Pickle Factory Season 1 was held in February-March 2018. Between the two Seasons, Pickle Factory has regularly presented smaller programmes with Indian and international artists. It took us about a year to imagine and plan Season 2, which was at least three times bigger than Season 1!
Season 2 also had a far greater range of practice, and many more partners on the journey. It was heartening to see a rise in the number of local and national supporters, especially in terms of financial resources for Season 2. We did succeed in reaching out to fresh audiences both because of our peripatetic nature (we only had one festival venue in Season 1), and because of the very different kinds of work we had programmed.
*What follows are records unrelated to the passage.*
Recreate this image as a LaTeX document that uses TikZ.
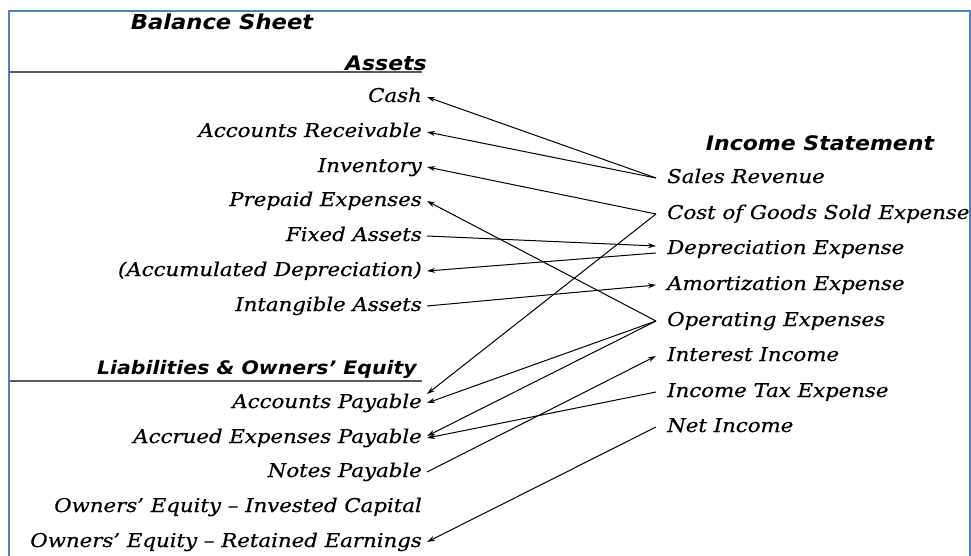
\documentclass[tikz,border=0pt]{standalone}
\usepackage{fontspec}
\newfontfamily\entryfont[FakeStretch=1.12,FakeBold=0.5]{DejaVu Serif}
\newfontfamily\headfont[FakeStretch=1.1]{DejaVu Sans}
\usetikzlibrary{arrows.meta}
\definecolor{frameblue}{RGB}{79,129,189}
\definecolor{rulegray}{RGB}{90,90,90}

\begin{document}
\begin{tikzpicture}[x=1pt,y=-1pt,
  acct/.style={anchor=east,inner xsep=5pt,inner ysep=0pt,text height=12pt,text depth=2pt,
    font=\entryfont\itshape\fontsize{19}{21}\selectfont},
  inc/.style={anchor=west,inner xsep=11pt,inner ysep=0pt,text height=12pt,text depth=2pt,
    font=\entryfont\itshape\fontsize{19}{21}\selectfont},
  head/.style={inner sep=0pt,font=\headfont\bfseries\itshape\fontsize{20}{22}\selectfont}]
\useasboundingbox (0,0) rectangle (971,556);

% headings
\node[head] (bs) at (222,22) {\fontsize{20.6}{22}\selectfont Balance Sheet};
\node[head,anchor=east] (assets) at (427,63) {Assets};
\node[head,anchor=east] (liab) at (417,369) {\fontsize{18.6}{22}\selectfont Liabilities \& Owners’ Equity};
\node[head] (is) at (820,143) {Income Statement};
\draw[rulegray,line width=1.2pt] (9,72) -- (422,72);
\draw[rulegray,line width=1.2pt] (9,381) -- (422,381);

% balance sheet
\node[acct] (cash) at (427,97) {Cash};
\node[acct] (recv) at (427,132) {Accounts Receivable};
\node[acct] (inv) at (427,167) {Inventory};
\node[acct] (prep) at (427,201) {Prepaid Expenses};
\node[acct] (fixed) at (427,236) {Fixed Assets};
\node[acct] (accum) at (427,271) {(Accumulated Depreciation)};
\node[acct] (intang) at (427,306) {Intangible Assets};
\node[acct] (ap) at (427,403) {Accounts Payable};
\node[acct] (accr) at (427,438) {Accrued Expenses Payable};
\node[acct] (notes) at (427,472) {Notes Payable};
\node[acct] (oeic) at (427,507) {Owners’ Equity – Invested Capital};
\node[acct] (oere) at (427,542) {Owners’ Equity – Retained Earnings};

% income statement
\node[inc] (sales) at (656,178) {Sales Revenue};
\node[inc] (cogs) at (656,214) {Cost of Goods Sold Expense};
\node[inc] (depr) at (656,249) {Depreciation Expense};
\node[inc] (amort) at (656,285) {Amortization Expense};
\node[inc] (opex) at (656,321) {Operating Expenses};
\node[inc] (inter) at (656,356) {Interest Income};
\node[inc] (tax) at (656,392) {Income Tax Expense};
\node[inc] (net) at (656,427) {Net Income};

\path[->,>={Stealth[length=8pt,width=5pt]},line width=1pt]
(sales.west) edge (cash.east)
(sales.west) edge (recv.east)
(cogs.west) edge (inv.east)
(cogs.west) edge ([yshift=9pt]ap.east)
(fixed.east) edge ([yshift=3pt]depr.west)
([yshift=-4pt]depr.west) edge (accum.east)
(intang.east) edge (amort.west)
(opex.west) edge (prep.east)
(opex.west) edge (ap.east)
(opex.west) edge ([yshift=2pt]accr.east)
(tax.west) edge (accr.east)
(notes.east) edge (inter.west)
(net.west) edge (oere.east);

% frame
\draw[frameblue,line width=2pt] (9,556) -- (9,11) -- (970,11) -- (970,556);
\end{tikzpicture}
\end{document}
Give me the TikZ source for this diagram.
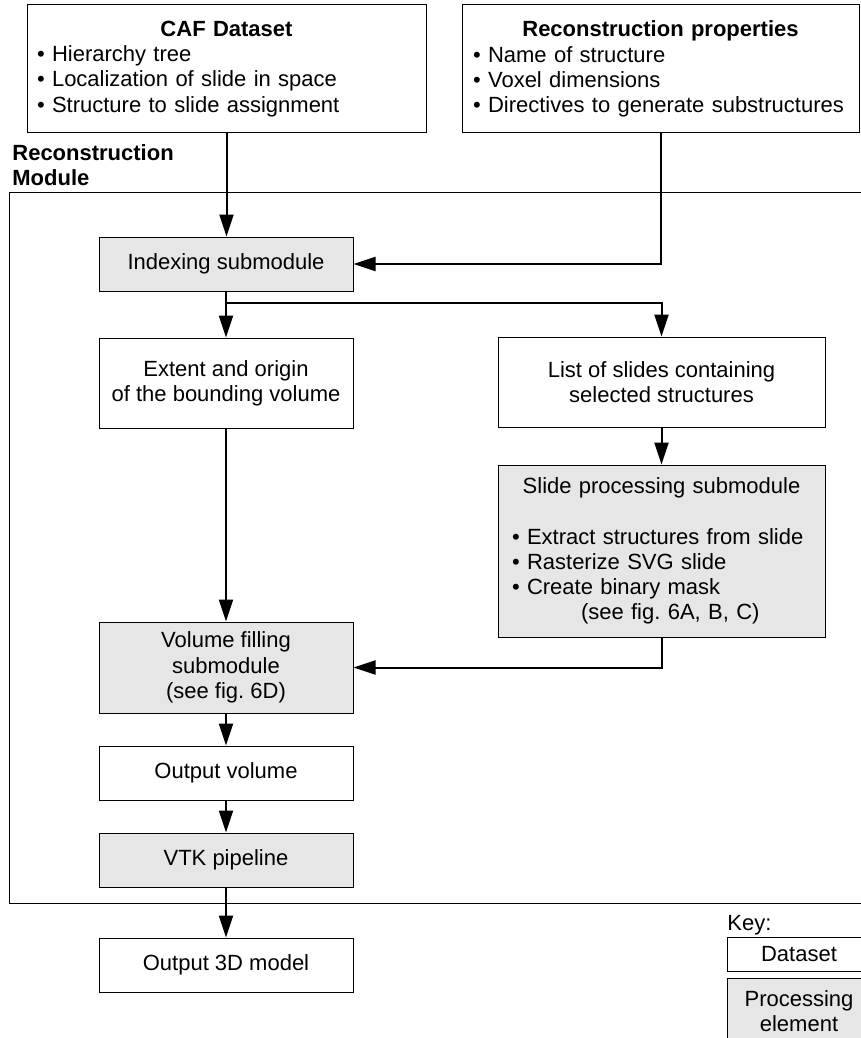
\documentclass[tikz,border=0pt]{standalone}
\usepackage{fontspec}
\setmainfont{Liberation Sans}
\usetikzlibrary{arrows.meta,positioning,calc}
\definecolor{procgray}{HTML}{E6E6E6}
\frenchspacing

\begin{document}
\begin{tikzpicture}[
      x=0.5pt, y=-0.5pt,
      every node/.style={align=center, font=\fontsize{11}{12.6}\selectfont, inner sep=0pt},
      box/.style={draw, line width=0.5pt, minimum width=127pt, minimum height=27pt},
      dataset/.style={box, fill=white},
      process/.style={box, fill=procgray},
      wide/.style={minimum width=163.5pt},
      listbox/.style={draw, line width=0.5pt, fill=white, minimum height=64pt, align=left},
      flow/.style={line width=1pt, -{Triangle[length=11pt,width=7pt]}}
    ]
    \useasboundingbox (0,0) rectangle (861,1038);

    % module frame and its label
    \draw[line width=0.5pt] (9,192) rectangle (875,903);
    \node[anchor=north west, align=left, font=\fontsize{11}{12.6}\selectfont\bfseries] (modlabel) at (12,144) {Reconstruction\\Module};

    % inputs
    \node[listbox, minimum width=199.5pt, text width=189.5pt] (caf) at (226.5,69) {\makebox[\hsize]{\bfseries CAF Dataset}\\ • Hierarchy tree\\ • Localization of slide in space\\ • Structure to slide assignment};
    \node[listbox, minimum width=198.5pt, text width=187.5pt] (props) at (660.5,69) {\makebox[\hsize]{\bfseries Reconstruction properties}\\ • Name of structure\\ • Voxel dimensions\\ • Directives to generate substructures};

    % left column
    \node[process] (idx) at (226,264) {Indexing submodule};
    \node[dataset, minimum height=45pt, below=23pt of idx] (extent) {Extent and origin\\of the bounding volume};
    \node[process, minimum height=45.5pt] (fill) at (226,667.5) {Volume filling\\submodule\\(see fig. 6D)};
    \node[dataset, below=16pt of fill] (outvol) {Output volume};
    \node[process, below=16pt of outvol] (vtk) {VTK pipeline};
    \node[dataset, below=25pt of vtk] (out3d) {Output 3D model};

    % right column
    \node[dataset, wide, minimum height=45pt] (list) at (661.5,382) {List of slides containing\\selected structures};
    \node[process, wide, minimum height=86pt, text width=149.5pt, align=left, below=18.5pt of list] (slide) {\makebox[\hsize]{Slide processing submodule}\\[12.6pt] • Extract structures from slide\\ • Rasterize SVG slide\\ • Create binary mask\\ \hspace*{34.5pt}(see fig. 6A, B, C)};

    % key
    \node[anchor=base west] (keylabel) at (727,930) {Key:};
    \node[dataset, minimum width=72pt, minimum height=17pt] (keyds) at (799,954) {Dataset};
    \node[process, minimum width=72pt, minimum height=33pt] (keyproc) at (799,1011) {Processing\\element};

    % connectors
    \coordinate[below=5.5pt of idx.south] (split);
    \draw[flow] (caf.south) -- (caf.south |- idx.north);
    \draw[flow] (props.south) |- (idx.east);
    \draw[flow] (idx.south) -- (extent.north);
    \draw[flow] (split) -| (list.north);
    \draw[flow] (list) -- (slide);
    \draw[flow] (slide.south) |- (fill.east);
    \draw[flow] (extent) -- (fill);
    \draw[flow] (fill) -- (outvol);
    \draw[flow] (outvol) -- (vtk);
    \draw[flow] (vtk) -- (out3d);
  \end{tikzpicture}
\end{document}
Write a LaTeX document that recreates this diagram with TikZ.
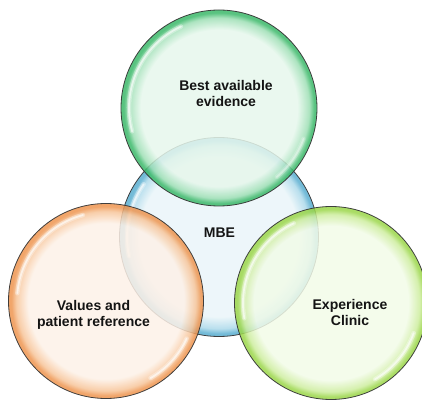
\documentclass[tikz,border=0pt]{standalone}
\usepackage{fontspec}
\setmainfont{Liberation Sans}
\definecolor{gIn}{HTML}{E6F7EC}
\definecolor{gMid}{HTML}{9EDFB5}
\definecolor{gEdge}{HTML}{3CB96A}
\definecolor{bIn}{HTML}{EAF5F9}
\definecolor{bMid}{HTML}{ACD9EA}
\definecolor{bEdge}{HTML}{5AAED0}
\definecolor{oIn}{HTML}{FDF1E7}
\definecolor{oMid}{HTML}{F7C59A}
\definecolor{oEdge}{HTML}{EE9550}
\definecolor{lIn}{HTML}{F2FBE8}
\definecolor{lMid}{HTML}{CDED9E}
\definecolor{lEdge}{HTML}{9BD64A}
\definecolor{rimline}{HTML}{363636}
\definecolor{txt}{HTML}{141414}
\pgfdeclareradialshading{bubG}{\pgfpoint{0bp}{0bp}}{color(0bp)=(gIn); color(20bp)=(gIn); color(23bp)=(gMid); color(24.3bp)=(gEdge); color(50bp)=(gEdge)}
\pgfdeclareradialshading{bubB}{\pgfpoint{0bp}{0bp}}{color(0bp)=(bIn); color(20bp)=(bIn); color(23bp)=(bMid); color(24.3bp)=(bEdge); color(50bp)=(bEdge)}
\pgfdeclareradialshading{bubO}{\pgfpoint{0bp}{0bp}}{color(0bp)=(oIn); color(20bp)=(oIn); color(23bp)=(oMid); color(24.3bp)=(oEdge); color(50bp)=(oEdge)}
\pgfdeclareradialshading{bubL}{\pgfpoint{0bp}{0bp}}{color(0bp)=(lIn); color(20bp)=(lIn); color(23bp)=(lMid); color(24.3bp)=(lEdge); color(50bp)=(lEdge)}
\tikzset{
  bubble/.style={circle, inner sep=0pt, draw=rimline, line width=0.8pt, fill opacity=0.85, draw opacity=0.95},
  hlsoft/.style={white, line width=4.5pt, line cap=round, opacity=0.35},
  hl/.style={white, line width=1.8pt, line cap=round, opacity=0.6},
  lbl/.style={align=center, text=txt, font=\bfseries\fontsize{14}{16}\selectfont}
}
\newcommand{\glint}[5]{% node, start, end, radius, opacity factor
  \draw[hlsoft, opacity=#5*0.35] ([shift={(#2:#4)}]#1.center) arc[start angle=#2, end angle=#3, radius=#4];
  \draw[hl, opacity=#5*0.6] ([shift={(#2:#4)}]#1.center) arc[start angle=#2, end angle=#3, radius=#4];
}
\begin{document}
\begin{tikzpicture}[x=1pt,y=1pt]
\useasboundingbox (0,0) rectangle (422,401);
\clip (0,0) rectangle (422,401);
% MBE
\node[bubble, shading=bubB, minimum size=199pt] (mbe) at (219,164) {};
\glint{mbe}{145}{192}{92}{1}
% top
\node[bubble, shading=bubG, minimum size=196pt] (top) at (219,293) {};
\glint{top}{115}{195}{90}{1}
\glint{top}{-20}{-50}{90}{0.6}
% orange
\node[bubble, shading=bubO, minimum size=195pt] (left) at (106,100) {};
\glint{left}{105}{175}{89}{1}
\glint{left}{-25}{-60}{89}{1}
% right green
\node[bubble, shading=bubL, minimum size=193pt] (right) at (331,98) {};
\glint{right}{115}{190}{88}{1}
\glint{right}{-20}{-60}{88}{1}
% labels
\node[lbl] (tl) at (226,307) {Best available\\evidence};
\node[lbl] (ml) at (219.5,168) {MBE};
\node[lbl] (ll) at (93.5,86) {Values and\\patient reference};
\node[lbl] (rl) at (350,89) {Experience\\Clinic};
\end{tikzpicture}
\end{document}
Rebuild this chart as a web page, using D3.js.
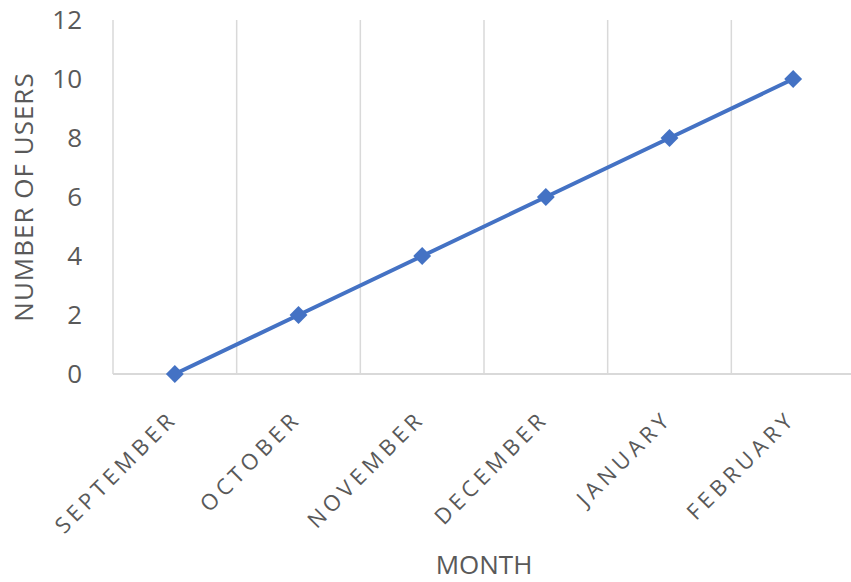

A small but enthusiastic group of young people – performers and others – have been affected and have come forward to offer their support and involvement for the future. We also now have a small but dedicated permanent team rather than a projects team. All these factors mark a coming of age for the Pickle Factory.
Where do you see Pickle Factory in 5 years from now?
Sustainability across all fronts is what we are working to achieve over the next few years – finances, personnel, programmes, partnerships. 5 years from now, we hope to have a permanent space for the Pickle Factory. We aim to have built an interested and invested community in Calcutta, along with strong partnerships in the east and north-east regions of the country. And we would have begun to be an internationally connected hub for dance and movement practice, discourse and development – a home for artists and audiences of all kinds to meet, exchange, challenge and inspire each other, in a safe, supportive environment.
The Pickle Factory is a hub for the practice, discourse and presentation of dance and movement-based work in India. We are inspired by and will constantly revisit the question of what it means to create, share and reflect on such work in a shifting and uniquely Indian context, while being closely connected to an international network of similar endeavours. We will actively work with, for and through performers, audiences and support systems towards a vibrant, invested, and critical culture and community.